With much of the new administration’s energy policy focused on getting the United States off its dependence on foreign oil, the U.S. Department of Energy’s Office of Fossil Energy said last week its three-and-a-half-year-old partnership on drilling technology research has metamorphosed into a “major new research consortium” set on promoting advanced technology for low-impact domestic oil and natural gas drilling.

Announced last month by the Houston Advanced Research Center (HARC) and Texas A&M University, the University/National Laboratory Alliance will fund and transfer advanced technologies to accelerate development of domestic oil and natural gas resources with minimal environmental impact.

The alliance has its roots in a project funded through the Office of Fossil Energy’s Oil and Natural Gas Environmental Program. The goal of the project, which is drawing to a close, has been to identify and develop low-impact drilling systems for use in environmentally sensitive areas such as desert ecosystems and coastal margins.

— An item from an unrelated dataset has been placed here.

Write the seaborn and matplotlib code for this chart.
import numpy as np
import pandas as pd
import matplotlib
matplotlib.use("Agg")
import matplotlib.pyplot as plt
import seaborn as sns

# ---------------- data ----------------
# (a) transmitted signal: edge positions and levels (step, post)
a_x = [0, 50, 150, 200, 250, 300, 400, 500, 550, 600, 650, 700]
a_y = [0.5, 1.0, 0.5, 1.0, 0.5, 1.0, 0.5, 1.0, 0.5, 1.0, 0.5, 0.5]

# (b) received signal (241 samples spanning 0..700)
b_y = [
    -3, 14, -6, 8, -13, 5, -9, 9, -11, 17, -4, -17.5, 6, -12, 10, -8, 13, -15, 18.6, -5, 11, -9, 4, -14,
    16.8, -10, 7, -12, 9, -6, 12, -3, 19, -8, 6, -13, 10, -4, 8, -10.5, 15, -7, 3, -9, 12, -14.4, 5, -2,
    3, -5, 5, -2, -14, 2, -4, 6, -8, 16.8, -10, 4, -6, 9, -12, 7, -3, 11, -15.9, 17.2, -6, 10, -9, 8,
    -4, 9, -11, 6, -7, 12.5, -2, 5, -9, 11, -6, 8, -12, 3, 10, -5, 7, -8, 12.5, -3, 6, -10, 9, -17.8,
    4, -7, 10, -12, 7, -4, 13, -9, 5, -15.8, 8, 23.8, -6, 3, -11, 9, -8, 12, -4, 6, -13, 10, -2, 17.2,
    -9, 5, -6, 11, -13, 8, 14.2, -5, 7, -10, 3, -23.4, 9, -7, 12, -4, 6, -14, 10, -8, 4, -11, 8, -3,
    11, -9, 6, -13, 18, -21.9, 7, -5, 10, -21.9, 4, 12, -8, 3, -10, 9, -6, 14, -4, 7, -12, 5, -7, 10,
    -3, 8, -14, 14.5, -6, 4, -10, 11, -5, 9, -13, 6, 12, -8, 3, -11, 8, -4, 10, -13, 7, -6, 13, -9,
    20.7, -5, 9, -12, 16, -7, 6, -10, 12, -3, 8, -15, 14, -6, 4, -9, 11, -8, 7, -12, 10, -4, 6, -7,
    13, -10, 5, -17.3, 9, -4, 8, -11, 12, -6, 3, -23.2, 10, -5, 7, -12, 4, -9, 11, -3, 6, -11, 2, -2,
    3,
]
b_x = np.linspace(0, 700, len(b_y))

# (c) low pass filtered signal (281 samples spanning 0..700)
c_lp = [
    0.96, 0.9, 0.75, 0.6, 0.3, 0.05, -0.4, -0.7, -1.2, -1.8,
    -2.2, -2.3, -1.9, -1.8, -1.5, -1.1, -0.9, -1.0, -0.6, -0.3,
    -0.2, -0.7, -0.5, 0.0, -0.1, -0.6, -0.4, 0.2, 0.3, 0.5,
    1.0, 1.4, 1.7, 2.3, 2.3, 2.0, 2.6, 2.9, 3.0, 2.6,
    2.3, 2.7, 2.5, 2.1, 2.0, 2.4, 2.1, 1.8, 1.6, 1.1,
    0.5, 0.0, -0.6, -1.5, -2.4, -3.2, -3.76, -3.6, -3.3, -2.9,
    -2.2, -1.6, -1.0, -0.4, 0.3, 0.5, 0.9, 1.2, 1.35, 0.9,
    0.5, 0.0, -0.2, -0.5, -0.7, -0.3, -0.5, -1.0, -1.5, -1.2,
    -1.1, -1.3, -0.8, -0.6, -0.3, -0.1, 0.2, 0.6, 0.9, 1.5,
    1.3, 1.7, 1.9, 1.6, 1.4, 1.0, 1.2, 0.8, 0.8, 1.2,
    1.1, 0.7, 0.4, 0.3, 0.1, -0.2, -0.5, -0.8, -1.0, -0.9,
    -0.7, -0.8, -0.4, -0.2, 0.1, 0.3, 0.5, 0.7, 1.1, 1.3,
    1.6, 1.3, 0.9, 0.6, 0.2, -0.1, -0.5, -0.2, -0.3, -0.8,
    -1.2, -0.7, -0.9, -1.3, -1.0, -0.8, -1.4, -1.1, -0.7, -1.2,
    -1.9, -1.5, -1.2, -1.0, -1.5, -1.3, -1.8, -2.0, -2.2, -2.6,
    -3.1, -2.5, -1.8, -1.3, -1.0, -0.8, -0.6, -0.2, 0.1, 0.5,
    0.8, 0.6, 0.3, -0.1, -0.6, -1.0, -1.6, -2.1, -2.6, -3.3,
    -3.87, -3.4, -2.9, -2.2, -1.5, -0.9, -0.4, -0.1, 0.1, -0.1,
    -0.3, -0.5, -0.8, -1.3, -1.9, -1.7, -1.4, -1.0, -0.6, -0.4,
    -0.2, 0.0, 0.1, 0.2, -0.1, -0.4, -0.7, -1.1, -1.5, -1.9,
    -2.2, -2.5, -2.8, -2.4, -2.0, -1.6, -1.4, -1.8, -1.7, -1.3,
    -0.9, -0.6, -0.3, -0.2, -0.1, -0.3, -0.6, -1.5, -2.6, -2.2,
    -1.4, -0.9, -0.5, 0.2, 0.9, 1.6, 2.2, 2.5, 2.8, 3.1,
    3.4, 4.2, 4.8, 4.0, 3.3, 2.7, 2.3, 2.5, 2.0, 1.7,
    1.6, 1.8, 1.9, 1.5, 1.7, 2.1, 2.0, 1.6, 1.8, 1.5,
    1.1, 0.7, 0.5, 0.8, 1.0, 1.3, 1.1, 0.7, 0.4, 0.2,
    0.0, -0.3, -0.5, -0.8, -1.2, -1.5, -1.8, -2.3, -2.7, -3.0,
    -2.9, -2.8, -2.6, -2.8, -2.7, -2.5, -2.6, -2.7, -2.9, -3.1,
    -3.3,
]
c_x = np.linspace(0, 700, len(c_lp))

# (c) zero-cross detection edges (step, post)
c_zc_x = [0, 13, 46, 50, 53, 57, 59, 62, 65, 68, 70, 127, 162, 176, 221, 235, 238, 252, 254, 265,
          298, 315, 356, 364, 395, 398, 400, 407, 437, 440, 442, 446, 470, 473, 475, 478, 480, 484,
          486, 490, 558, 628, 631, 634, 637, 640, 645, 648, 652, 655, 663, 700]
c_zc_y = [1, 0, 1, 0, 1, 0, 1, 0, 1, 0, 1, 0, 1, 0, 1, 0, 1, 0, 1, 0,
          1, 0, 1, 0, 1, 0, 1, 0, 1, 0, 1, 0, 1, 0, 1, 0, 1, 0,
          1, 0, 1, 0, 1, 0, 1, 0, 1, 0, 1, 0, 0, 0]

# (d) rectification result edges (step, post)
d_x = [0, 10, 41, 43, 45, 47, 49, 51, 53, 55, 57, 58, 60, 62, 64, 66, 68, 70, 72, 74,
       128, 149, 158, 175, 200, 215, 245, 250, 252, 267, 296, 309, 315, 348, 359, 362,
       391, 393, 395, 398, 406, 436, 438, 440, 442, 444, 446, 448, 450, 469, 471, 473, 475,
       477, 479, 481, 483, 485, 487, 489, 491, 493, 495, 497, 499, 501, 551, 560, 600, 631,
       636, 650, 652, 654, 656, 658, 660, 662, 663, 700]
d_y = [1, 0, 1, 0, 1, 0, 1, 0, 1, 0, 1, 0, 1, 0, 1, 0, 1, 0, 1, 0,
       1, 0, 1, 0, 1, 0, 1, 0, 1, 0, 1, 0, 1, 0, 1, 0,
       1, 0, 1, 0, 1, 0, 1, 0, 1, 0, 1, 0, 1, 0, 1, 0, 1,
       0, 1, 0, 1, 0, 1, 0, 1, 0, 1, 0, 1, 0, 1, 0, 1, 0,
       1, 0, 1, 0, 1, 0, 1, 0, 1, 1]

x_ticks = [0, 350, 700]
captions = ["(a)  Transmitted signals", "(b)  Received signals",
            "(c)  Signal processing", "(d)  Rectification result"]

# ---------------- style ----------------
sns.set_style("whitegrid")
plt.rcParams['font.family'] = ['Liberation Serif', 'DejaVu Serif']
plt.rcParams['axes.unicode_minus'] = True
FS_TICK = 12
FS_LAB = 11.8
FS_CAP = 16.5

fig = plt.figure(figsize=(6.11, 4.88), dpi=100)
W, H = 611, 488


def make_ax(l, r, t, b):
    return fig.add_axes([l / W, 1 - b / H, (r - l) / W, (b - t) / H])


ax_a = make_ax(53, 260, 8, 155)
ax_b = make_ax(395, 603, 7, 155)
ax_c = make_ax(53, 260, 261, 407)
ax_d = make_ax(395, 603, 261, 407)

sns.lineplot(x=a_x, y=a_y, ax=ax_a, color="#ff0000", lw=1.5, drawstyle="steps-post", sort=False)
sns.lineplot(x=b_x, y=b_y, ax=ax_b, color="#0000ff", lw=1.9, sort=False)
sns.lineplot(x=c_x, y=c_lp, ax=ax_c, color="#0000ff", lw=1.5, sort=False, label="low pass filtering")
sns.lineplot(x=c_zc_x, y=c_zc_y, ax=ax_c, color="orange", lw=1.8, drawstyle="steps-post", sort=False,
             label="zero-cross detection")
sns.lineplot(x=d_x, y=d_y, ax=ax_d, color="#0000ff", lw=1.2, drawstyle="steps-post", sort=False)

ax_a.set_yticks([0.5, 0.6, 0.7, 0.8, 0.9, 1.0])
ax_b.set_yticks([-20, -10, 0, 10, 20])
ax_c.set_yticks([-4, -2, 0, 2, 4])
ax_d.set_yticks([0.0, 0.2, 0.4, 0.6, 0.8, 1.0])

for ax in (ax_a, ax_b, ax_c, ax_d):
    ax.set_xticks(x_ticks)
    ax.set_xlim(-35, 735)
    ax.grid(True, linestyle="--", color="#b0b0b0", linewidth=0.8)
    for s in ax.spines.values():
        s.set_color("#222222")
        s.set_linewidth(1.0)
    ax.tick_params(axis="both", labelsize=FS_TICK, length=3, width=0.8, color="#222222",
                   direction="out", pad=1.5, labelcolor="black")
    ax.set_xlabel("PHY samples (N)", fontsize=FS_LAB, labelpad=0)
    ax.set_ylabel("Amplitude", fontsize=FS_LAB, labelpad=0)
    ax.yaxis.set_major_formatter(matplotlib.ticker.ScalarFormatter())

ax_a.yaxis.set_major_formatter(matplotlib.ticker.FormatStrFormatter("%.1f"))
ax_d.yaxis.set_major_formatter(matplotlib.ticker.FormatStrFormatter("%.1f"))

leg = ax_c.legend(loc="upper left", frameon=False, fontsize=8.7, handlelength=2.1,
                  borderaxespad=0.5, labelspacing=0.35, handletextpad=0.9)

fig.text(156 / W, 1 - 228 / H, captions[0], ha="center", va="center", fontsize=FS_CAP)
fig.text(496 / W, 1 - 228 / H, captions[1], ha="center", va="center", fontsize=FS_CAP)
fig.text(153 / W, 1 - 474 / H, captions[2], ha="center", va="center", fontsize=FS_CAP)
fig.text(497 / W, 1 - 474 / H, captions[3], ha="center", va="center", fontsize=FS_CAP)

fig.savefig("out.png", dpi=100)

Among other accomplishments, the project has led to the creation of the environmentally friendly drilling (EFD) program, which will continue with support from the energy industry and other government organizations after the Office of Fossil Energy’s National Energy Technology Laboratory (NETL) sponsorship ends on March 31. The new alliance is part of EFD.

“This is an excellent example of how the government’s investment in advanced, environmentally friendly technologies to develop domestic energy resources has encouraged industry interest and leveraged the taxpayer dollar,” said Victor Der, principal deputy assistant secretary for Fossil Energy. “Technology advancement is the key to simultaneously addressing issues of energy security, supply, affordability and environmental quality.”

According to Rich Haut, manager of the new alliance, its goal is “to fund the development of low-impact systems that can be used in environmentally sensitive regions and share the latest research findings concerning these systems with leaders of energy, academia, environmental organizations and government…We will consider all aspects of energy resource recovery, not only traditional oil and natural gas production methods but also unconventional production, such as natural gas from shale or coalbed methane.”

In addition to HARC and Texas A&M, founding members of the alliance include: Argonne National Laboratory, Los Alamos National Laboratory, Sam Houston State University, the University of Arkansas, the University of Colorado, the University of Wyoming, Utah State University and West Virginia University.

The new alliance is an outgrowth of an NETL-supported project with Texas A&M entitled “Field Testing of Environmentally Friendly Drilling Systems.” The DOE said the $2.3 million project, which started on Sept. 30 2005, has resulted in a number of other significant accomplishments.

The project has identified more than 90 specific technologies related to the footprint of oil and gas operations that, if widely commercialized and applied, could help industry achieve more than a 90% reduction in environmental impact. The project also contributed to future job growth by developing technologies to make oil and gas resources that are environmentally restricted today producible in the future.

The alliance has established an oil and gas desert test center near Pecos, TX, on the edge of the Chihuahua desert, to evaluate low-impact drilling technology in desert ecosystems such as those found in the western United States. It also established a systems approach to optimize drilling decisions and ensure that the activities selected satisfy chosen criteria; the approach has been successfully used in the EFD program to determine the optimum system for a given site.

The project also tackled the environmental problem of drilling waste by developing a small-footprint, low-impact process “based on sound engineering and biological principles” to convert wastes to a useable product.